John Gaunt

This is one of a small collection of recollections written for the Parish Magazine over the years and edited by the late Keith Gascoigne. They show a glimpse of what like was like at the beginning of the 20th century:

The Queen Mother’s hundredth birthday during Millennium year provoked much recall of the events of those hundred years and what life was like in the early 1900s. John Gaunt, (died 22/11/13 and is buried at St Mary’s Lapworth), who lived in the village for many years, recalled some of his memories of those times to Keith for the parish magazine in that year. Here is what he wrote:

 

The poor were poor and the rich were rich; for the working man the weekly wage was £1.5s (£1.25 in our money); from this they paid into a funeral fund, as it was not right or respectable to go to your grave in less than a glass-sided hearse drawn by two black horses. Life expectancy was about 44 years for a man, 46 for a woman. Pneumonia was the most common cause of death among the elderly.

There was little electric light; towns were lit by gas; in the country, oil lamps or candles. Transport was by steam or horses. In town the smell of horse manure was all-pervasive: my father told me factory girls going to work had to trail their long skirts in the horse manure crossing the road, and with the BO due to lack of bathing facilities the workplace was to say the least malodorous.

What was Lapworth like ? My memory only goes back to 1916. Mr Maisey from Arden Hill Farm brought milk in a large pail on a horse-drawn milk float, and with his pint measure filled our jugs; we then had to strain it through muslin to remove bits of farmyard refuse. He was followed by Mr Perks from Malthouse Farm in Station Lane, now replaced by Yew Tree Close; there used to be a pond along the road between the farm and what is now the new school. Oilman Mr Cashmore brought oil for lamps and cooking stoves, along with all sorts of hardware from spades to floorcloths, in his specially-built wagon (later he had a similar motor-driven wagon, while Burgis and Colbourne from Leamington sent their motor vans with groceries out to the villages).

The brewers’ drays were a lovely sight, drawn by four heavy horses, beautifully groomed. Horses were still so common that my father always referred to the “horse road”: “Don’t walk in the horse road; keep to the path, dear!”

Steam was the motive power, not just for railways; there were quite a few steam lorries – Sentinels with rounded front and vertical boiler and Fodens with horizontal boiler sticking out over the front wheels.
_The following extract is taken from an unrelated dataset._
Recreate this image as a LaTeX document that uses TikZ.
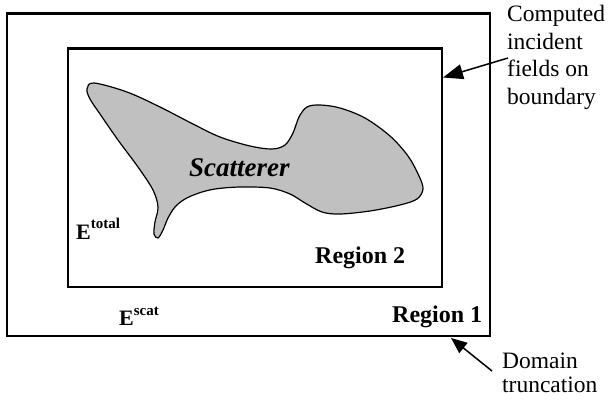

I can just remember steam narrow boats on the canals, towing another boat, but around 1919-20 they were replaced by oil engines. Horse-drawn barges were common, too. Lines of these narrow boats used to go up the Stratford Canal, taking cocoa or sugar to Cadbury’s.

The bargee would attend to the lock gates and horse while his wife worked the graceful tiller, dressed in black – queen of all she surveyed. I was told that early on women wore light colours but changed to black out of respect after the death of Queen Victoria.

The Old Warwick Road, not sealed with tar, consisted of stone and mud, carefully rolled flat by a lovely steam roller. In dry weather the odd car would throw up clouds of dust; we always had to stand still while they passed because they were very dangerous. In the early 20s the road was tarmaced: horse-drawn tarpots were heated by coke to melt the tar, which was ladled by hand into watering cans for spraying, after which stone chippings were rolled in by the steam roller. There was no paved or tarmaced footpath – just a path worn into the grass on the side of the road.

The Great War moved things on more quickly; I remember a Zeppelin flying over one night; it had dropped a bomb locally. Aeroplanes were by now well developed, but it was still an occasion to run out of the house to see one pass over.

There was no street lighting; we didn’t need it until after the last war. Children from Kingswood could walk up to school near the church, a mile and a half, by themselves, quite safely. Girls off the train from the King’s High School in Warwick could ride their bikes home to Rowington, Lowsonford or Chadwick End, with just the old oil lamp on their bike and no-one worried about them.

Electric light came in the 1930s; some houses had electric generators (the doctor’s house at The Mount had an acetylene gas generating plant in an outhouse). Before that lighting was by oil lamps or candles.